И, как ни странно, для полной ясности всем потребовались показания самого Барчукова. Этот хитрый тип в очередной раз переметнулся на сторону тех, кого раньше помогал обманывать и преследовать. Теперь он прекратил симулировать помешательство, «выздоровел» и вовсю давал показания против своего бывшего куратора и покровителя, не стесняясь поливать его грязью. Барчуков сообразил, что смерть Прохора дает ему отличный шанс спихнуть на того все совершенные злодеяния. И радовался он этому, словно дитя. Да и добытая справка из психушки гарантировала Барчукову, что его лично карающий меч правосудия не коснется.
– Я ни в чем не виноват! – утверждал он и тут же совершенно нелогично добавлял: – Простите меня!
Однако, каковы бы ни были их намерения, а без самого главного участника этой истории было бы невозможно такое многочисленное собрание людей, во многом очень разных.
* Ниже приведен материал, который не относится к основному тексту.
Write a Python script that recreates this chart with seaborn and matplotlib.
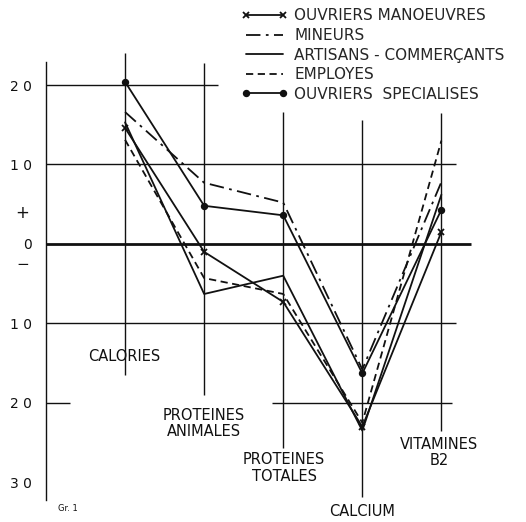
import numpy as np
import pandas as pd
import seaborn as sns
import matplotlib
matplotlib.use('Agg')
import matplotlib.pyplot as plt

sns.set_style('white')
plt.rcParams['font.family'] = ['DejaVu Sans']

# données (écart en %)
categories = ['CALORIES', 'PROTEINES\nANIMALES', 'PROTEINES\nTOTALES', 'CALCIUM', 'VITAMINES\nB2']
manoeuvres = [14.6, -1.0, -7.3, -23.0, 1.5]
mineurs = [16.6, 7.7, 5.2, -15.8, 7.8]
artisans = [15.3, -6.3, -4.0, -23.5, 6.2]
employes = [13.1, -4.3, -6.3, -22.5, 13.0]
specialises = [20.4, 4.8, 3.6, -16.3, 4.3]

y_ticks = [20, 10, 0, -10, -20, -30]
y_labels = ['2 0', '1 0', '0', '1 0', '2 0', '3 0']

ink = '#111111'
pos = np.arange(len(categories))

fig = plt.figure(figsize=(5.26, 5.22), dpi=100)
ax = fig.add_axes([46 / 526, 0, 480 / 526, 1])
ax.set_xlim(-1, 5.07)
ax.set_ylim(-35, 30.7)

# quadrillage partiel, comme sur l'original
ax.hlines(20, -1, 1.18, color=ink, lw=1)
ax.hlines(10, -1, 4.18, color=ink, lw=1)
ax.hlines(0, -1, 4.37, color=ink, lw=2)
ax.hlines(-10, -1, 4.18, color=ink, lw=1)
ax.hlines(-20, -1, -0.7, color=ink, lw=1)
ax.hlines(-20, 1.86, 4.14, color=ink, lw=1)
v_top = [24.0, 22.8, 16.6, 15.6, 16.5]
v_bot = [-16.5, -19.0, -25.7, -31.8, -23.6]
for i in range(len(categories)):
    ax.vlines(pos[i], v_bot[i], v_top[i], color=ink, lw=1)

series = [
    ('OUVRIERS MANOEUVRES', manoeuvres, '-', 'x', 4.5),
    ('MINEURS', mineurs, (0, (8, 3, 1.5, 3)), None, 0),
    ('ARTISANS - COMMERÇANTS', artisans, '-', None, 0),
    ('EMPLOYES', employes, (0, (4, 2.5)), None, 0),
    ('OUVRIERS  SPECIALISES', specialises, '-', 'o', 4),
]
for name, vals, ls, mk, ms in series:
    df = pd.DataFrame({'x': pos, 'y': vals})
    sns.lineplot(data=df, x='x', y='y', ax=ax, color=ink, lw=1.3,
                 linestyle=ls, marker=mk, markersize=ms, mew=1.3,
                 mec=ink, mfc=ink, label=name)

ax.legend(loc='upper left', bbox_to_anchor=(0.39, 1.0), frameon=False,
          fontsize=11, handlelength=3.0, handletextpad=0.45, numpoints=2,
          labelspacing=0.3, borderaxespad=0.15)

# étiquettes des catégories
label_y = [-14.2, -22.6, -28.2, -33.7, -26.3]
label_x = [-0.01, 0.0, 0.01, 0.0, -0.03]
for i, lab in enumerate(categories):
    ax.text(pos[i] + label_x[i], label_y[i], lab, ha='center', va='center',
            fontsize=10.5, color=ink, linespacing=1.1)

ax.set_yticks(y_ticks)
ax.set_yticklabels(y_labels, fontsize=10, color=ink)
ax.tick_params(axis='y', length=0, pad=10)
ax.set_xticks([])
ax.text(-1.3, 3.9, '+', ha='center', va='center', fontsize=12, color=ink)
ax.text(-1.3, -2.6, '−', ha='center', va='center', fontsize=11, color=ink)
ax.text(-0.85, -33.3, 'Gr. 1', fontsize=6, color=ink, va='center')

ax.set_xlabel('')
ax.set_ylabel('')
for s in ['top', 'right', 'bottom']:
    ax.spines[s].set_visible(False)
ax.spines['left'].set_bounds(-32.2, 22.9)
ax.spines['left'].set_color(ink)
ax.spines['left'].set_linewidth(1)
ax.patch.set_alpha(0)

fig.savefig('out.png', dpi=100)
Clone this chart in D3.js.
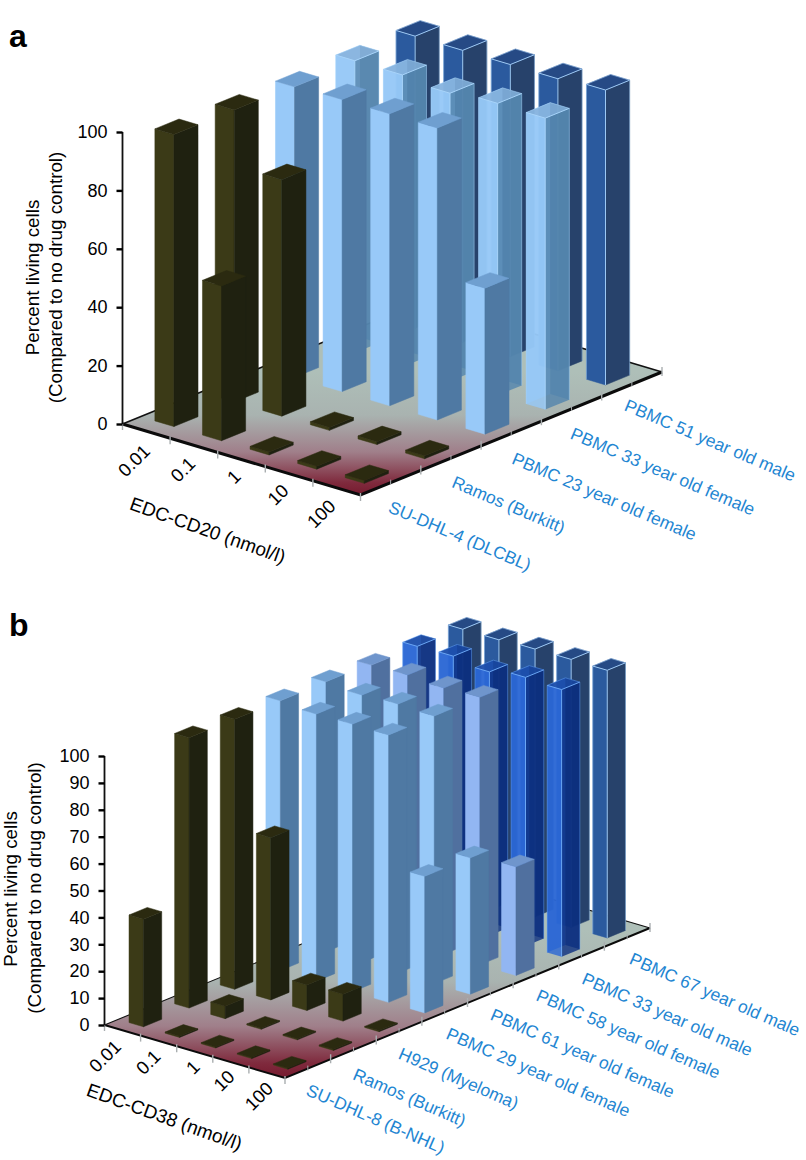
<!DOCTYPE html>
<html><head><meta charset="utf-8">
<script src="https://cdnjs.cloudflare.com/ajax/libs/d3/7.8.5/d3.min.js"></script>
<style>html,body{margin:0;padding:0;background:#fff}svg{display:block}text{font-family:"Liberation Sans",Arial,sans-serif}</style>
</head><body><svg id="c" width="806" height="1160"></svg>
<script>
const dosesA = ["0.01","0.1","1","10","100"];
const seriesA = ["SU-DHL-4 (DLCBL)","Ramos (Burkitt)","PBMC 23 year old female","PBMC 33 year old female","PBMC 51 year old male"];
const valuesA = [
  [100,53,1,1,1],
  [100,81,1,1,1],
  [99.5,100,100,100,50],
  [100,100,98.6,100,99.8],
  [100,100,100,100,101]
];
const dosesB = ["0.01","0.1","1","10","100"];
const seriesB = ["SU-DHL-8 (B-NHL)","Ramos (Burkitt)","H929 (Myeloma)","PBMC 29 year old female","PBMC 61 year old female","PBMC 58 year old female","PBMC 33 year old male","PBMC 67 year old male"];
const valuesB = [
  [40,.4,.4,.4,.4],
  [100.5,4.6,.4,.4,.4],
  [100.4,60.3,9.5,10,.4],
  [100.3,99.3,99.5,99.4,50.8],
  [100.4,99.4,100,99.5,50.7],
  [99.6,99.9,99,99.5,40.4],
  [99.6,99.9,98,99.9,99.3],
  [99,99,99.5,99.6,99.5]
];
const ticksA = [0,20,40,60,80,100];
const ticksB = [0,10,20,30,40,50,60,70,80,90,100];

const olive={left:"#3b3a17",right:"#1f2110",top:"#2b2a10"};
const sky={left:"#98c9f8",right:"#4f79a3",top:"#6f9fd0"};
const peri={left:"#92b6f2",right:"#50709f",top:"#6f95cc"};
const skyT={left:"#96c8f6",right:"#5485ad",top:"#84b0da",alpha:.82,edge:"#a8d4fa"};
const blueT={left:"#2a66d4",right:"#0d2f80",top:"#1a4aa4",alpha:.8,edge:"#6aa6f4"};
const navy={left:"#2b5a9e",right:"#27426b",top:"#264a85",edge:"#9cc8f4"};

const panels=[
 {doses:dosesA,series:seriesA,values:valuesA,ticks:ticksA,styles:[olive,olive,sky,skyT,navy],
  left:[122.5,424],front:[360.5,495],right:[662,372],top:132,edgeW:3,backW:1.6,
  letter:"a",letterPos:[9,47],
  yTitleX:[38.5,61.5],yTitleY:[277.5,277.5],
  doseLab:[[135,461.7],[184,470.7],[235,478],[279,495.7],[322.3,515]],
  doseTitle:"EDC-CD20 (nmol/l)",doseTitlePos:[207.3,531.7],doseTitleAng:19.5,
  serOff:[[-3.3,29],[-.2,28.6],[-.5,29.8],[-2.2,29.4],[-8.5,25.7]],serAng:23,
  grad:[372,495]},
 {doses:dosesB,series:seriesB,values:valuesB,ticks:ticksB,styles:[olive,olive,olive,sky,sky,peri,blueT,navy],
  left:[104.5,1025],front:[285,1078],right:[650,928],top:756,edgeW:1.9,backW:1.1,
  letter:"b",letterPos:[9,636],
  yTitleX:[16.5,40.5],yTitleY:[889,888],
  doseLab:[[106,1057.3],[149.3,1063.3],[194,1068.3],[225,1081.7],[260,1097.3]],
  doseTitle:"EDC-CD38 (nmol/l)",doseTitlePos:[164,1118.3],doseTitleAng:19.8,
  serOff:[[-2.8,26],[-1.6,29],[-1.7,27.2],[.4,25.9],[-1,25.7],[-.9,25.1],[-.8,27.2],[1.1,25.9]],serAng:23.5,
  grad:[930,1078]}
];

const svg=d3.select("#c");
const defs=svg.append("defs");
const line=d3.line();
const poly=p=>line(p)+"Z";

panels.forEach((P,pi)=>{
  const g=svg.append("g");
  const nS=P.series.length;
  const doseVec=[P.front[0]-P.left[0],P.front[1]-P.left[1]];
  const depthVec=[P.right[0]-P.front[0],P.right[1]-P.front[1]];
  const uS=d3.scaleBand().domain(P.doses).range([0,1]).paddingInner(.6).paddingOuter(.3);
  const vS=d3.scaleBand().domain(P.series).range([0,1]).paddingInner(.6).paddingOuter(.3);
  const yS=d3.scaleLinear().domain([0,100]).range([P.left[1],P.top]);
  const hS=v=>P.left[1]-yS(v);
  const proj=(u,v,h=0)=>[P.left[0]+u*doseVec[0]+v*depthVec[0],P.left[1]+u*doseVec[1]+v*depthVec[1]-h];

  // floor
  const gid="floor"+pi;
  const gr=defs.append("linearGradient").attr("id",gid).attr("gradientUnits","userSpaceOnUse")
    .attr("x1",0).attr("x2",0).attr("y1",P.grad[0]).attr("y2",P.grad[1]);
  [[0,"#aebfb8"],[.35,"#a9b3b0"],[.65,"#a07f8a"],[.9,"#7f2a3d"],[1,"#761a2e"]].forEach(s=>gr.append("stop").attr("offset",s[0]).attr("stop-color",s[1]));
  const back=proj(0,1);
  g.append("path").attr("d",poly([P.left,P.front,P.right,back])).attr("fill",`url(#${gid})`);
  g.append("path").attr("d",line([P.left,back,P.right])).attr("fill","none").attr("stroke","#111").attr("stroke-width",P.backW);

  // bars, painted back to front
  const cells=[];
  d3.range(nS-1,-1,-1).forEach(i=>P.doses.forEach((d,j)=>cells.push({i,j,d,s:P.series[i],val:P.values[i][j],st:P.styles[i]})));
  const bars=g.selectAll("g.bar").data(cells).join("g").attr("class","bar");
  bars.each(function(c){
    const b=d3.select(this),st=c.st,u0=uS(c.d),u1=u0+uS.bandwidth(),v0=vS(c.s),v1=v0+vS.bandwidth(),h=hS(c.val);
    const A=proj(u0,v0),B=proj(u1,v0),C=proj(u1,v1),D=proj(u0,v1);
    const At=proj(u0,v0,h),Bt=proj(u1,v0,h),Ct=proj(u1,v1,h),Dt=proj(u0,v1,h);
    const a=st.alpha||1;
    const face=(pts,fill,stroke)=>b.append("path").attr("d",poly(pts)).attr("fill",fill).attr("fill-opacity",a)
       .attr("stroke",stroke||"none").attr("stroke-width",stroke?.5:0);
    if(st.alpha){
      face([A,D,Dt,At],st.left);
      face([D,C,Ct,Dt],st.right);
    }
    face([A,B,Bt,At],st.left,st.alpha?null:st.left);
    face([B,C,Ct,Bt],st.right,st.alpha?null:st.right);
    face([At,Bt,Ct,Dt],st.top,st.alpha?null:st.top);
    if(st.edge){
      b.append("path").attr("d",line([At,Bt,Ct])+line([Bt,B])).attr("fill","none").attr("stroke",st.edge).attr("stroke-width",1);
      b.append("path").attr("d",line([At,Dt,Ct])+line([At,A])+line([Ct,C])).attr("fill","none").attr("stroke",st.edge).attr("stroke-width",.6).attr("stroke-opacity",.8);
    }
  });

  // floor front edges and ticks
  g.append("path").attr("d",line([P.left,P.front,P.right])).attr("fill","none").attr("stroke","#0b0b0b").attr("stroke-width",P.edgeW);
  const tick=(p,up,down,w)=>g.append("line").attr("x1",p[0]).attr("x2",p[0]).attr("y1",p[1]-up).attr("y2",p[1]+down).attr("stroke","#a9aeb0").attr("stroke-width",w);
  d3.range(0,P.doses.length+1).forEach(k=>tick(proj(k/P.doses.length,0),2,6,1.4));
  d3.range(1,2*nS+1).forEach(k=>{const maj=k%2===0;tick(proj(1,k/(2*nS)),maj?5:3,maj?4:2,maj?1.4:1)});

  // value axis
  const ax=g.append("g").attr("transform",`translate(${P.left[0]},0)`)
    .call(d3.axisLeft(yS).tickValues(P.ticks).tickSize(6).tickPadding(9).tickFormat(d3.format("d")));
  ax.select(".domain").attr("stroke","#111").attr("stroke-width",1.8).attr("d",`M0,${yS(0)}V${yS(100)}`);
  ax.selectAll(".tick line").attr("stroke","#000").attr("stroke-width",2.4);
  ax.selectAll(".tick text").attr("fill","#000").style("font-size","18px").style("font-family",'"Liberation Sans"');

  // value axis title
  ["Percent living cells","(Compared to no drug control)"].forEach((t,k)=>{
    g.append("text").text(t).attr("transform",`translate(${P.yTitleX[k]},${P.yTitleY[k]}) rotate(-90)`)
      .attr("text-anchor","middle").attr("font-size",18.8).attr("fill","#000");
  });

  // dose labels
  g.selectAll("text.dose").data(P.doses).join("text").attr("class","dose").text(d=>d)
    .attr("transform",(d,i)=>`translate(${P.doseLab[i][0]},${P.doseLab[i][1]}) rotate(-45)`)
    .attr("text-anchor","middle").attr("dominant-baseline","middle").attr("font-size",18.5).attr("fill","#000");
  g.append("text").text(P.doseTitle).attr("transform",`translate(${P.doseTitlePos[0]},${P.doseTitlePos[1]}) rotate(${P.doseTitleAng})`)
    .attr("text-anchor","middle").attr("dominant-baseline","middle").attr("font-size",19).attr("fill","#000");

  // series labels
  g.selectAll("text.ser").data(P.series).join("text").attr("class","ser").text(d=>d)
    .attr("transform",(d,i)=>{const p=proj(1,vS(d)+vS.bandwidth()/2);return `translate(${p[0]+P.serOff[i][0]},${p[1]+P.serOff[i][1]}) rotate(${P.serAng})`})
    .attr("font-size",17.4).attr("fill","#1f86d2");

  g.append("text").text(P.letter).attr("x",P.letterPos[0]).attr("y",P.letterPos[1]).attr("font-size",32).attr("font-weight","bold").attr("fill","#000");
});
</script></body></html>
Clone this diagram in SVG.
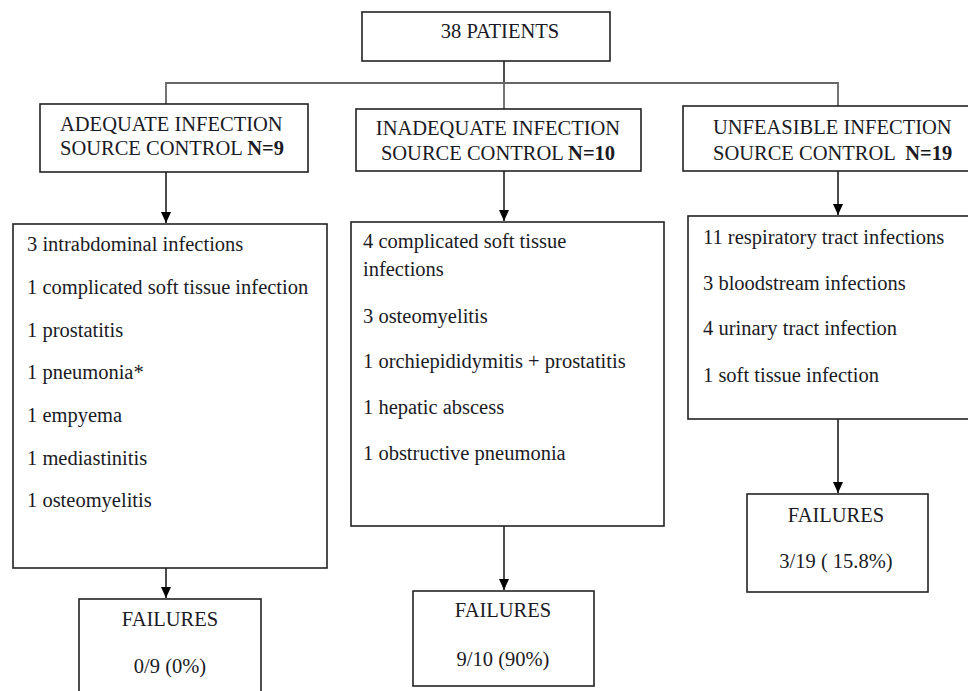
<svg xmlns="http://www.w3.org/2000/svg" width="968" height="691" viewBox="0 0 968 691">
<defs>
<marker id="ah" markerWidth="12" markerHeight="12" refX="6" refY="10" orient="auto" markerUnits="userSpaceOnUse" viewBox="0 0 12 12">
<path d="M1,0 L11,0 L6,11 Z" fill="#000" transform="rotate(-90 6 6)"/>
</marker>
<marker id="arr" markerWidth="12" markerHeight="12" refX="11" refY="6" orient="auto" markerUnits="userSpaceOnUse">
<path d="M0,1 L11,6 L0,11 Z" fill="#000"/>
</marker>
</defs>
<style>
.box{fill:#fff;stroke:#222;stroke-width:1.6}
.t{font-family:"Liberation Serif","Times New Roman",serif;font-size:20.5px;fill:#1a1a24}
.c{text-anchor:middle}
.b{font-weight:bold}
.con{stroke:#111;stroke-width:1.5;fill:none}
.gr{stroke:#666;stroke-width:1.8;fill:none}
</style>
<rect width="968" height="691" fill="#fff"/>
<g id="connectors">
<line class="con" x1="504" y1="61" x2="504" y2="84"/>
<polyline class="gr" points="166,104 166,83 838,83 838,106"/>
<line class="gr" x1="504" y1="84" x2="504" y2="109"/>
<line class="con" x1="166" y1="172" x2="166" y2="223" marker-end="url(#arr)"/>
<line class="con" x1="504" y1="171" x2="504" y2="221" marker-end="url(#arr)"/>
<line class="con" x1="838" y1="171" x2="838" y2="215" marker-end="url(#arr)"/>
<line class="con" x1="166" y1="568" x2="166" y2="598" marker-end="url(#arr)"/>
<line class="con" x1="504" y1="526" x2="504" y2="590" marker-end="url(#arr)"/>
<line class="con" x1="838" y1="419" x2="838" y2="493" marker-end="url(#arr)"/>
</g>
<g id="patients">
<rect class="box" x="362" y="12" width="248" height="49"/>
<text class="t c" x="500" y="38">38 PATIENTS</text>
</g>
<g id="adequate">
<rect class="box" x="40" y="104" width="268" height="68"/>
<text class="t" x="60" y="131">ADEQUATE INFECTION</text>
<text class="t" x="60" y="155">SOURCE CONTROL <tspan class="b">N=9</tspan></text>
</g>
<g id="inadequate">
<rect class="box" x="356" y="109" width="285" height="62"/>
<text class="t c" x="498" y="135">INADEQUATE INFECTION</text>
<text class="t c" x="498" y="160">SOURCE CONTROL <tspan class="b">N=10</tspan></text>
</g>
<g id="unfeasible">
<rect class="box" x="683" y="106" width="295" height="65"/>
<text class="t" x="713" y="134">UNFEASIBLE INFECTION</text>
<text class="t" x="713" y="160" xml:space="preserve">SOURCE CONTROL  <tspan class="b">N=19</tspan></text>
</g>
<g id="adequate-list">
<rect class="box" x="13" y="224" width="314" height="344"/>
<text class="t" x="27" y="251">3 intrabdominal infections</text>
<text class="t" x="27" y="294">1 complicated soft tissue infection</text>
<text class="t" x="27" y="337">1 prostatitis</text>
<text class="t" x="27" y="379">1 pneumonia*</text>
<text class="t" x="27" y="422">1 empyema</text>
<text class="t" x="27" y="465">1 mediastinitis</text>
<text class="t" x="27" y="507">1 osteomyelitis</text>
</g>
<g id="inadequate-list">
<rect class="box" x="351" y="222" width="313" height="304"/>
<text class="t" x="363" y="248">4 complicated soft tissue</text>
<text class="t" x="363" y="276">infections</text>
<text class="t" x="363" y="323">3 osteomyelitis</text>
<text class="t" x="363" y="368">1 orchiepididymitis + prostatitis</text>
<text class="t" x="363" y="414">1 hepatic abscess</text>
<text class="t" x="363" y="460">1 obstructive pneumonia</text>
</g>
<g id="unfeasible-list">
<rect class="box" x="688" y="216" width="290" height="203"/>
<text class="t" x="703" y="244">11 respiratory tract infections</text>
<text class="t" x="703" y="290">3 bloodstream infections</text>
<text class="t" x="703" y="335">4 urinary tract infection</text>
<text class="t" x="703" y="382">1 soft tissue infection</text>
</g>
<g id="failures-adequate">
<rect class="box" x="79" y="599" width="182" height="100"/>
<text class="t c" x="170" y="626">FAILURES</text>
<text class="t c" x="170" y="673">0/9 (0%)</text>
</g>
<g id="failures-inadequate">
<rect class="box" x="413" y="591" width="181" height="95"/>
<text class="t c" x="503" y="617">FAILURES</text>
<text class="t c" x="503" y="666">9/10 (90%)</text>
</g>
<g id="failures-unfeasible">
<rect class="box" x="747" y="494" width="181" height="98"/>
<text class="t c" x="836" y="522">FAILURES</text>
<text class="t c" x="836" y="568">3/19 ( 15.8%)</text>
</g>
</svg>
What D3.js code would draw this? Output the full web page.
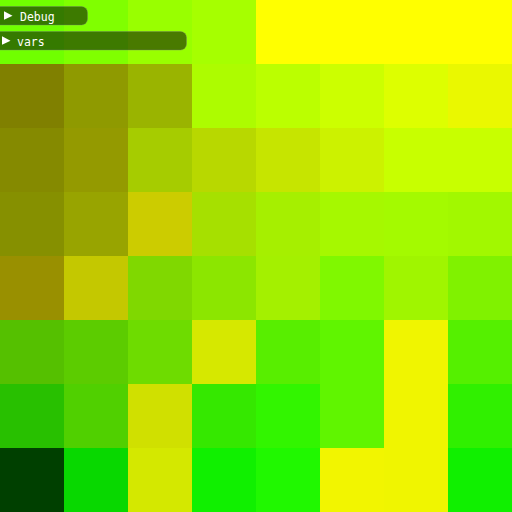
<!DOCTYPE html>
<html><head><meta charset="utf-8">
<script src="https://cdn.jsdelivr.net/npm/d3@7"></script>
<style>html,body{margin:0;padding:0;background:#000;overflow:hidden}</style>
</head><body>
<script>
const cols = [0,1,2,3,4,5,6,7];
const rows = [0,1,2,3,4,5,6,7];
const row0 = ["#70ff00","#80ff00","#99ff00","#a6ff00","#ffff00","#ffff00","#ffff00","#ffff00"];
const row1 = ["#808000","#8f9a00","#9ab400","#adfc00","#bbff00","#ccff00","#ddff00","#eaf800"];
const row2 = ["#858a00","#949a00","#a6cc00","#b8d800","#c6e500","#ccf200","#c8ff00","#c8ff00"];
const row3 = ["#869000","#98a400","#cccc00","#a6e000","#a6ef00","#a6f800","#a4fa00","#a2f800"];
const row4 = ["#999000","#c4c800","#80d800","#8ce600","#a4f000","#80f800","#a0f500","#80f200"];
const row5 = ["#55c000","#5ccc00","#6edc00","#d6e800","#58ee00","#60f500","#f0f500","#55f000"];
const row6 = ["#28c000","#50d000","#d0e000","#35e800","#32f500","#60f500","#f0f500","#30f000"];
const row7 = ["#004000","#08d800","#d4e800","#10f000","#20f800","#f2f500","#f0f500","#10f000"];
const grid = [row0,row1,row2,row3,row4,row5,row6,row7];
const panels = ["Debug","vars"];

const W = 512, H = 512;
const x = d3.scaleBand().domain(cols).range([0, W]);
const y = d3.scaleBand().domain(rows).range([0, H]);

const svg = d3.select("body").append("svg").attr("width", W).attr("height", H)
  .style("display","block");

const cells = [];
rows.forEach(r => cols.forEach(c => cells.push({r, c, color: grid[r][c]})));

svg.append("g").attr("shape-rendering","crispEdges")
  .selectAll("rect").data(cells).join("rect")
  .attr("x", d => x(d.c)).attr("y", d => y(d.r))
  .attr("width", x.bandwidth()).attr("height", y.bandwidth())
  .attr("fill", d => d.color);

const panelW = [88, 187];
const panelY = [6, 31];
const panelH = [18.5, 18.5];
const triX = [4, 2];
const textX = [20, 17];
const pg = svg.append("g").selectAll("g").data(panels).join("g")
  .attr("transform", (d,i) => `translate(0,${panelY[i]})`);
pg.append("rect")
  .attr("x", -6).attr("y", 0.5)
  .attr("width", (d,i) => panelW[i] + 5.5).attr("height", (d,i) => panelH[i])
  .attr("rx", 6).attr("ry", 6)
  .attr("fill", "rgba(0,0,0,0.52)")
  .attr("stroke", "rgba(120,120,120,0.35)").attr("stroke-width", 1);
pg.append("path")
  .attr("d", (d,i) => `M${triX[i]},${panelH[i]/2-4} L${triX[i]+8.5},${panelH[i]/2+0.5} L${triX[i]},${panelH[i]/2+4.5} Z`)
  .attr("fill", "#fff");
pg.append("text")
  .attr("x", (d,i) => textX[i])
  .attr("y", 14.5)
  .attr("fill", "#fff")
  .attr("font-family", "DejaVu Sans Mono, monospace")
  .attr("font-size", 11.5)
  .text(d => d);
</script>
</body></html>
Именно Федор Степанович после разоблачения своего младшего брата, освобожденный и оправданный, добился того, чтобы все, кто помогал в этом деле, собрались в доме у его матери для торжественного приема по случаю окончания расследования.
– Заодно и маму мою помянем, – сказал он. – Не такого она заслуживала сына. Ох не такого!